保证层间输出和梯度符合某一特定分布，以提高数据和损失的稳定性

有的论文说BN并不会减少协变量偏移，只是可能加入了噪音

# start from scratch
def batch_norm(X, gamma, beta, moving_mean, moving_var, eps, momentum):
    if not torch.is_grad_enabled():
        X_hat = (X - moving_mean) / torch.sqrt(moving_var + eps)
    else:
        assert len(X.shape) in (2, 4)
        if len(X.shape) == 2:
            mean = X.mean(dim=0)
            var = ((X - mean) ** 2).mean(dim=0)
        else:
            mean = X.mean(dim=(0, 2, 3), keepdim=True)
            var = ((X - mean) ** 2).mean(dim=(0, 2, 3), keepdim=True)
        X_hat = (X - mean) / torch.sqrt(var + eps)
        moving_mean = momentum * moving_mean + (1.0 - momentum) * mean
        moving_var = momentum * moving_var + (1.0 - momentum) * var
    Y = gamma * X_hat + beta
    return Y, moving_mean.data, moving_var.data
class BatchNorm(nn.Module):
    def __init__(self, num_features, num_dims):
        super().__init__()
        if num_dims == 2:
            shape = (1, num_features)
        else:
            shape = (1, num_features, 1, 1)
        self.gamma = nn.Parameter(torch.ones(shape))
        self.beta = nn.Parameter(torch.zeros(shape))
        self.moving_mean = torch.zeros(shape)
        self.moving_var = torch.ones(shape)

    def forward(self, X):
        if self.moving_mean.device != X.device:
            self.moving_mean = self.moving_mean.to(X.device)
            self.moving_var = self.moving_var.to(X.device)
        Y, self.moving_mean, self.moving_var = batch_norm(
            X, self.gamma, self.beta, self.moving_mean,
            self.moving_var, eps=1e-5, momentum=0.9)
        return Y
net = nn.Sequential(
    nn.Conv2d(1, 6, kernel_size=5), BatchNorm(6, num_dims=4), nn.Sigmoid(),
    nn.AvgPool2d(kernel_size=2, stride=2),
    nn.Conv2d(6, 16, kernel_size=5), BatchNorm(16, num_dims=4), nn.Sigmoid(),
    nn.AvgPool2d(kernel_size=2, stride=2), nn.Flatten(),
    nn.Linear(16*4*4, 120), BatchNorm(120, num_dims=2), nn.Sigmoid(),
    nn.Linear(120, 84), BatchNorm(84, num_dims=2), nn.Sigmoid(),
    nn.Linear(84, 10))

# concise
net = nn.Sequential(
    nn.Conv2d(1, 6, kernel_size=5), nn.BatchNorm2d(6), nn.Sigmoid(),
    nn.AvgPool2d(kernel_size=2, stride=2),
    nn.Conv2d(6, 16, kernel_size=5), nn.BatchNorm2d(16), nn.Sigmoid(),
    nn.AvgPool2d(kernel_size=2, stride=2), nn.Flatten(),
    nn.Linear(256, 120), nn.BatchNorm1d(120), nn.Sigmoid(),
    nn.Linear(120, 84), nn.BatchNorm1d(84), nn.Sigmoid(),
    nn.Linear(84, 10))

残差网络 ResNet

残差块具有两种结构，左面那个是输入输出通道不变的时候；右边那个是改变通道数的时候

很多学者对残差结构进行了调整。何凯明等在获得竞赛大奖后，也对残差结构进行了优化：预激活 pre-activation，BN和ReLU都提前了，即上面图片最右边的结构和下面的图片所示结构。

从梯度上将ResNet为什么work

加入g(x)为一个全连接层，对数据拟合效果比较好，那么它的梯度相应的会比较小，所以越往后，它的梯度越小。

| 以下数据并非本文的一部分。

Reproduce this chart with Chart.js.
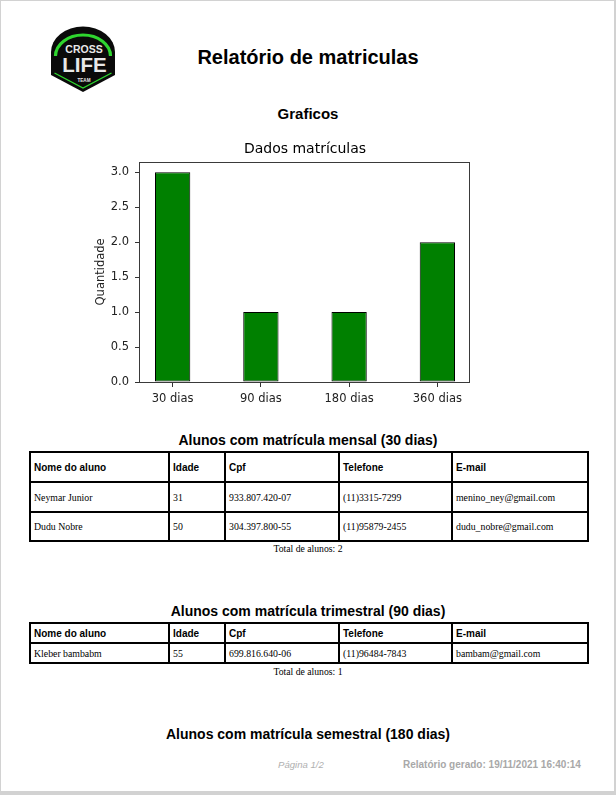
<!DOCTYPE html>
<html>
<head>
<meta charset="utf-8">
<script src="https://cdn.jsdelivr.net/npm/chart.js@4"></script>
<style>
  html, body { margin:0; padding:0; }
  body { width:616px; height:795px; background:#d2d2d2; position:relative; overflow:hidden; }
  #page { position:absolute; left:1px; top:1px; width:613px; height:790px; background:#fff; }
  .t { position:absolute; left:0; width:616px; text-align:center; white-space:nowrap; }
  .h { font-family:"Liberation Sans", Arial, sans-serif; font-weight:bold; color:#000; }
  .serif { font-family:"Liberation Serif", "Times New Roman", serif; color:#000; }
  table { position:absolute; border-collapse:separate; border-spacing:0; border:1px solid #000; table-layout:fixed; }
  td, th { border:1px solid #000; padding:0 0 0 3px; text-align:left; vertical-align:middle; overflow:hidden; white-space:nowrap; }
  th { font-family:"Liberation Sans", Arial, sans-serif; font-weight:bold; font-size:10px; }
  td { font-family:"Liberation Serif", "Times New Roman", serif; font-size:9.8px; }
  #chartWrap { position:absolute; left:80px; top:134px; width:400px; height:280px; }
</style>
</head>
<body>
<div id="page"></div>

<svg style="position:absolute;left:0;top:0" width="160" height="110" viewBox="0 0 160 110">
  <path d="M51,75 L51,52 A32,25.5 0 0 1 115,52 L115,75 L83,92 Z" fill="#0a0a0a"/>
  <path d="M55.5,56 A27.5,21 0 0 1 110.5,56" fill="none" stroke="#2fd62f" stroke-width="3.2"/>
  <path d="M54.5,73 L83,88 L111.5,73" fill="none" stroke="#2fd62f" stroke-width="1.4"/>
  <text x="84" y="53.3" text-anchor="middle" font-family="Liberation Sans" font-weight="bold" font-size="10.5" fill="#e8e8e8">CROSS</text>
  <text x="84.5" y="71.5" text-anchor="middle" font-family="Liberation Sans" font-weight="bold" font-size="20.5" fill="#e8e8e8">LIFE</text>
  <text x="84" y="82" text-anchor="middle" font-family="Liberation Sans" font-weight="bold" font-size="4.6" fill="#e8e8e8">TEAM</text>
</svg>

<div class="t h" style="top:45px;height:24px;line-height:24px;font-size:20px;">Relatório de matriculas</div>
<div class="t h" style="top:104px;height:20px;line-height:20px;font-size:15px;">Graficos</div>

<div id="chartWrap"><canvas id="c" width="400" height="280"></canvas></div>

<div class="t h" style="top:430px;height:20px;line-height:20px;font-size:14px;">Alunos com matrícula mensal (30 dias)</div>
<table id="t1" style="left:29px;top:451px;width:560px;"></table>
<div class="t serif" style="top:543px;height:12px;line-height:12px;font-size:9.7px;">Total de alunos: 2</div>

<div class="t h" style="top:601px;height:20px;line-height:20px;font-size:14px;">Alunos com matrícula trimestral (90 dias)</div>
<table id="t2" style="left:29px;top:622px;width:560px;"></table>
<div class="t serif" style="top:666px;height:12px;line-height:12px;font-size:9.7px;">Total de alunos: 1</div>

<div class="t h" style="top:724px;height:20px;line-height:20px;font-size:14px;">Alunos com matrícula semestral (180 dias)</div>

<div style="position:absolute;left:278px;top:759px;height:12px;line-height:12px;font-family:'Liberation Sans',Arial,sans-serif;font-style:italic;font-size:9.6px;color:#b0b0b0;white-space:nowrap;">Página 1/2</div>
<div style="position:absolute;left:403px;top:759px;height:12px;line-height:12px;font-family:'Liberation Sans',Arial,sans-serif;font-weight:bold;font-size:10px;color:#a8a8a8;white-space:nowrap;">Relatório gerado: 19/11/2021 16:40:14</div>

<script>
// ---- Chart data ----
const categories = ['30 dias', '90 dias', '180 dias', '360 dias'];
const quantities = [3, 1, 1, 2];
const yTicks = [0, 0.5, 1.0, 1.5, 2.0, 2.5, 3.0];
const chartTitle = 'Dados matrículas';
const yAxisTitle = 'Quantidade';

// ---- Table data ----
const tableHeaders = ['Nome do aluno', 'Idade', 'Cpf', 'Telefone', 'E-mail'];
const alunosMensal = [
  ['Neymar Junior', '31', '933.807.420-07', '(11)3315-7299', 'menino_ney@gmail.com'],
  ['Dudu Nobre', '50', '304.397.800-55', '(11)95879-2455', 'dudu_nobre@gmail.com']
];
const alunosTrimestral = [
  ['Kleber bambabm', '55', '699.816.640-06', '(11)96484-7843', 'bambam@gmail.com']
];

const colWidths = [139, 56, 114, 113, 136];
function buildTable(id, rows, headH, rowHs) {
  const t = document.getElementById(id);
  let html = '<colgroup>' + colWidths.map(w => '<col style="width:' + w + 'px">').join('') + '</colgroup>';
  html += '<tr style="height:' + headH + 'px">' + tableHeaders.map(h => '<th>' + h + '</th>').join('') + '</tr>';
  rows.forEach((r, i) => {
    html += '<tr style="height:' + rowHs[i] + 'px">' + r.map(c => '<td>' + c + '</td>').join('') + '</tr>';
  });
  t.innerHTML = html;
}
buildTable('t1', alunosMensal, 30, [30, 29]);
buildTable('t2', alunosTrimestral, 20, [20]);

// ---- Chart ----
const framePlugin = {
  id: 'frame',
  afterDatasetsDraw(chart) {
    const a = chart.chartArea, ctx = chart.ctx;
    ctx.save();
    ctx.strokeStyle = '#3a3a3a';
    ctx.lineWidth = 1;
    ctx.strokeRect(Math.round(a.left) - 0.5, Math.round(a.top) + 0.5, Math.round(a.right - a.left), Math.round(a.bottom - a.top));
    ctx.restore();
  }
};

const tickFont = { family: 'DejaVu Sans', size: 11.5 };
new Chart(document.getElementById('c'), {
  type: 'bar',
  data: {
    datasets: [{
      data: categories.map((c, i) => ({ x: i, y: quantities[i] })),
      backgroundColor: '#008000',
      borderColor: '#000',
      borderWidth: 1,
      borderSkipped: false,
      barPercentage: 0.4,
      categoryPercentage: 1.0
    }]
  },
  options: {
    responsive: false,
    devicePixelRatio: 1,
    animation: false,
    layout: { padding: { left: 0, right: 10, top: 0, bottom: 0 } },
    plugins: {
      legend: { display: false },
      tooltip: { enabled: false },
      title: {
        display: true,
        fullSize: false,
        text: chartTitle,
        color: '#000',
        font: { family: 'DejaVu Sans', size: 14, weight: 'normal', lineHeight: 1.2 },
        padding: { top: 7, bottom: 4 }
      }
    },
    scales: {
      x: {
        type: 'linear',
        offset: false,
        min: -0.37,
        max: 3.37,
        bounds: 'data',
        afterBuildTicks: s => { s.ticks = categories.map((c, i) => ({ value: i })); },
        afterFit: s => { s.height = 32; },
        ticks: {
          callback: v => categories[v],
          color: '#222',
          font: tickFont,
          padding: 5,
          maxRotation: 0,
          autoSkip: false
        },
        grid: { display: true, offset: false, drawOnChartArea: false, drawTicks: true, tickLength: 5, color: '#333' },
        border: { display: false }
      },
      y: {
        min: 0,
        max: 3.15,
        afterBuildTicks: s => { s.ticks = yTicks.map(v => ({ value: v })); },
        afterFit: s => { s.width = 60; },
        ticks: {
          callback: v => Number(v).toFixed(1),
          color: '#222',
          font: tickFont,
          padding: 6
        },
        title: {
          display: true,
          text: yAxisTitle,
          color: '#222',
          font: { family: 'DejaVu Sans', size: 11.5, lineHeight: 1.2 },
          padding: { top: 14, bottom: 0 }
        },
        grid: { display: true, drawOnChartArea: false, drawTicks: true, tickLength: 5, color: '#333' },
        border: { display: false }
      }
    }
  },
  plugins: [framePlugin]
});
</script>
</body>
</html>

但是用ResNet后，引入加法，使得后面层的梯度不至于过小。

ResNet18代码

class Residual(nn.Module):  
    def __init__(self, input_channels, num_channels,
                 use_1x1conv=False, strides=1):
        super().__init__()
        self.conv1 = nn.Conv2d(input_channels, num_channels,
                               kernel_size=3, padding=1, stride=strides)
        self.conv2 = nn.Conv2d(num_channels, num_channels,
                               kernel_size=3, padding=1)
        if use_1x1conv:
            self.conv3 = nn.Conv2d(input_channels, num_channels,
                                   kernel_size=1, stride=strides)
        else:
            self.conv3 = None
        self.bn1 = nn.BatchNorm2d(num_channels)
        self.bn2 = nn.BatchNorm2d(num_channels)

    def forward(self, X):
        Y = F.relu(self.bn1(self.conv1(X)))
        Y = self.bn2(self.conv2(Y))
        if self.conv3:
            X = self.conv3(X)
        Y += X
        return F.relu(Y)


class ResNet(nn.Module):
    def __init__(self,in_channels) -> None:
        super().__init__()
        b1 = nn.Sequential(nn.Conv2d(in_channels, 64, kernel_size=7, stride=2, padding=3),
                   nn.BatchNorm2d(64), nn.ReLU(),
                   nn.MaxPool2d(kernel_size=3, stride=2, padding=1))
        b2 = nn.Sequential(*ResNet.resnet_block(64, 64, 2, first_block=True))
        b3 = nn.Sequential(*ResNet.resnet_block(64, 128, 2))
        b4 = nn.Sequential(*ResNet.resnet_block(128, 256, 2))
        b5 = nn.Sequential(*ResNet.resnet_block(256, 512, 2))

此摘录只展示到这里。